AIM OF THE EXERCISE> Copy out, with no alterations, the lines below running from the one containing "Emit a LaTeX" to the one containing "0.27 0.27 0.27", inclusive at each end; pictures are omitted.

[Rows from a dataset]

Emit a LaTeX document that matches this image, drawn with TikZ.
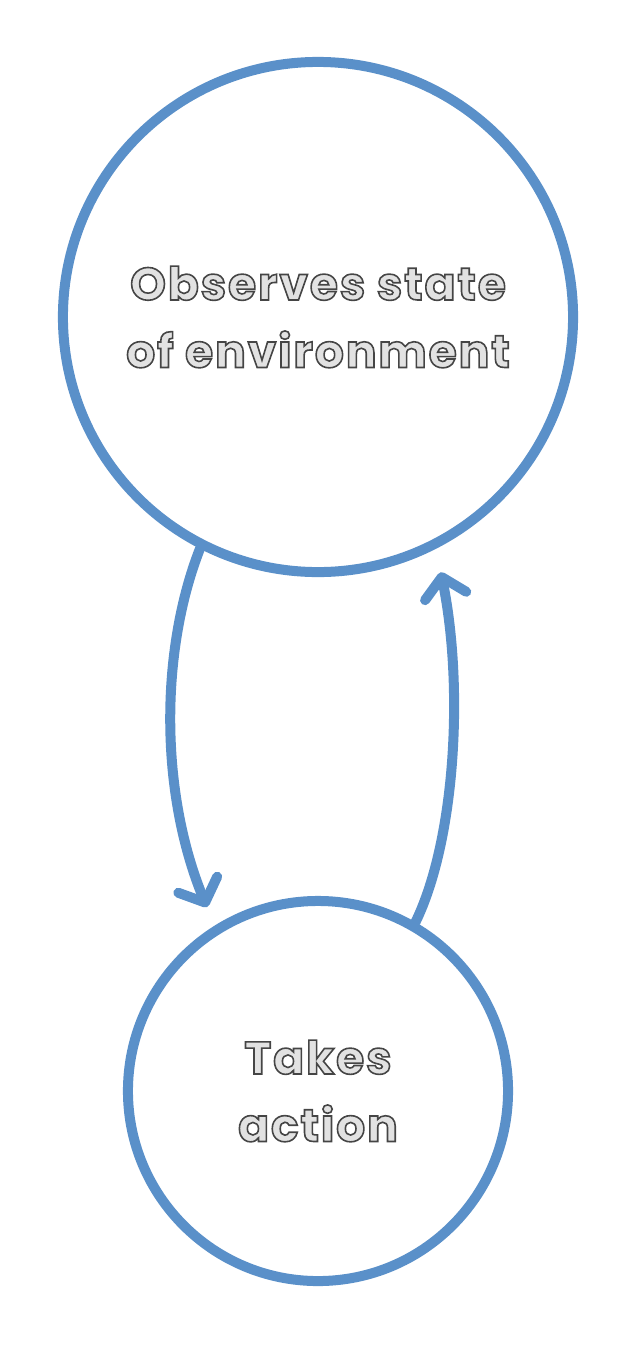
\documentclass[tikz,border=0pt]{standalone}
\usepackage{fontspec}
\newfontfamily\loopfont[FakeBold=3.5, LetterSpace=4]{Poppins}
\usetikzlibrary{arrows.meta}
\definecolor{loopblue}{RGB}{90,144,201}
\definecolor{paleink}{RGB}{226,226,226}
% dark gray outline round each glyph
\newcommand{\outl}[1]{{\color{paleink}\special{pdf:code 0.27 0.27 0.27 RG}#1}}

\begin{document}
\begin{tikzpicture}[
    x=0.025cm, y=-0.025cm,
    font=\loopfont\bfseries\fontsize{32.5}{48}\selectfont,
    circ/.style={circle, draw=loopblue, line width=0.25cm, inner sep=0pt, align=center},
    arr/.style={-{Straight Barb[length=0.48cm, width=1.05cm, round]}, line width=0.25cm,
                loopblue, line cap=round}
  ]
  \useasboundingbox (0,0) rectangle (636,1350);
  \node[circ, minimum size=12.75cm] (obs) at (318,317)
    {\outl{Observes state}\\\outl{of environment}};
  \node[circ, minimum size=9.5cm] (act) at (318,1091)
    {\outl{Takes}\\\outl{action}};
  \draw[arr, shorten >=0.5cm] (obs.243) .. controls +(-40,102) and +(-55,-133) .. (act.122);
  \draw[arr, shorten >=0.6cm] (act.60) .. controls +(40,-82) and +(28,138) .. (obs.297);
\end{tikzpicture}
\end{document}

==

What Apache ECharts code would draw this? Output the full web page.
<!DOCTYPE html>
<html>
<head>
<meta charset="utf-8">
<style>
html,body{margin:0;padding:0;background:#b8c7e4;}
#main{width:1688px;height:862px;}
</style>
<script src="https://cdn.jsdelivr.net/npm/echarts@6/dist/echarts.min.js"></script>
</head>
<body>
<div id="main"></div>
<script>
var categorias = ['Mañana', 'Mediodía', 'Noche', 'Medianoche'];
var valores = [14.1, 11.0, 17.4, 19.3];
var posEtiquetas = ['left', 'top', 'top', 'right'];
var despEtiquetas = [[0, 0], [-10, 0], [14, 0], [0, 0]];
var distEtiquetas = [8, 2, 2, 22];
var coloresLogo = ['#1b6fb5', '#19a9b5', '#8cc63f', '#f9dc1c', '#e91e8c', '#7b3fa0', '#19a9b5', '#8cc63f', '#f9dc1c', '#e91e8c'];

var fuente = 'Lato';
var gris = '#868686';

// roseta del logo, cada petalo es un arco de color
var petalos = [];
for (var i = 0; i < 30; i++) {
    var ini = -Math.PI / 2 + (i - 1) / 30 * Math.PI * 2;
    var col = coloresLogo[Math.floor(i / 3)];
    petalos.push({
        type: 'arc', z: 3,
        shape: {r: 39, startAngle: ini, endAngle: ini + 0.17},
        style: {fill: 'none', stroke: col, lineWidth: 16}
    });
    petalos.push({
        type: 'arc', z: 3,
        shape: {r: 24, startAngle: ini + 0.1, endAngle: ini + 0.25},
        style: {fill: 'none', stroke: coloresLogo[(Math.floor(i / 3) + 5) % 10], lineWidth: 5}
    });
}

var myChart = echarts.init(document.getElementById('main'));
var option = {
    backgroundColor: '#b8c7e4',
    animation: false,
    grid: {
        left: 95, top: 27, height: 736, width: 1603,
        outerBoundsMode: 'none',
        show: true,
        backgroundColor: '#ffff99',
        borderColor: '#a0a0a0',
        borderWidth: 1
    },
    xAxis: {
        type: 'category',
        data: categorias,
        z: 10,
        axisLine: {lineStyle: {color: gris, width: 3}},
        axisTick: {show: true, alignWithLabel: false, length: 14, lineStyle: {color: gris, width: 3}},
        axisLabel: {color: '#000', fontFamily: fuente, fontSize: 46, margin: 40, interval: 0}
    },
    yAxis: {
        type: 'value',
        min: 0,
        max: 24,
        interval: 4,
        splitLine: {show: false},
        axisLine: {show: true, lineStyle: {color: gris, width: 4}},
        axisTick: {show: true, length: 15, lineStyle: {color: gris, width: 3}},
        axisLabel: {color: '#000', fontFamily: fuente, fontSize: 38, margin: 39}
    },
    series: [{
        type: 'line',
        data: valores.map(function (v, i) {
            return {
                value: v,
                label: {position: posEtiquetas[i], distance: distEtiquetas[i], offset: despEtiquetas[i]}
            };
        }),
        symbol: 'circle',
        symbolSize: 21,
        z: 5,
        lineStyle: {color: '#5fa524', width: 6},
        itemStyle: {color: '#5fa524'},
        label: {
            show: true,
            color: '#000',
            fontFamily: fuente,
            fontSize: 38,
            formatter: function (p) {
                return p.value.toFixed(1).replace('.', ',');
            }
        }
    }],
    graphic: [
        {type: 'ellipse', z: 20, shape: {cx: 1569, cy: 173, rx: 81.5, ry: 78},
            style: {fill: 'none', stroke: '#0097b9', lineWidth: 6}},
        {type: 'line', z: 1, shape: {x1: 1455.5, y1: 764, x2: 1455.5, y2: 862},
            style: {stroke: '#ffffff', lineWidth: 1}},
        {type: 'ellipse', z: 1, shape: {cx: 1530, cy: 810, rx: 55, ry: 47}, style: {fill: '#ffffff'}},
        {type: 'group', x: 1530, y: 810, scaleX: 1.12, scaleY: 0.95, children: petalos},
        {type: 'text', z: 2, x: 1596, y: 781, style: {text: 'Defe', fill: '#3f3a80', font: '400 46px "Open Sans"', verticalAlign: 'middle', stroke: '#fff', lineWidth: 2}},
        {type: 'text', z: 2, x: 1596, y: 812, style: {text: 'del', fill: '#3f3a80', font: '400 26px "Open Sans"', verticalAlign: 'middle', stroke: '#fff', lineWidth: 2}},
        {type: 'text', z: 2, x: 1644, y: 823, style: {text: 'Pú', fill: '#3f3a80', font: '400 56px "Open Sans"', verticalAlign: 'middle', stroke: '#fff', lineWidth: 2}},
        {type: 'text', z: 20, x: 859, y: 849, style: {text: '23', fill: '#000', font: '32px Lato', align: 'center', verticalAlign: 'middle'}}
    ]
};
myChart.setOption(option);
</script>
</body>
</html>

SOLUTION TO THE EXERCISE>
Emit a LaTeX document that matches this image, drawn with TikZ.
\documentclass[tikz,border=0pt]{standalone}
\usepackage{fontspec}
\newfontfamily\loopfont[FakeBold=3.5, LetterSpace=4]{Poppins}
\usetikzlibrary{arrows.meta}
\definecolor{loopblue}{RGB}{90,144,201}
\definecolor{paleink}{RGB}{226,226,226}
% dark gray outline round each glyph
\newcommand{\outl}[1]{{\color{paleink}\special{pdf:code 0.27 0.27 0.27 RG}#1}}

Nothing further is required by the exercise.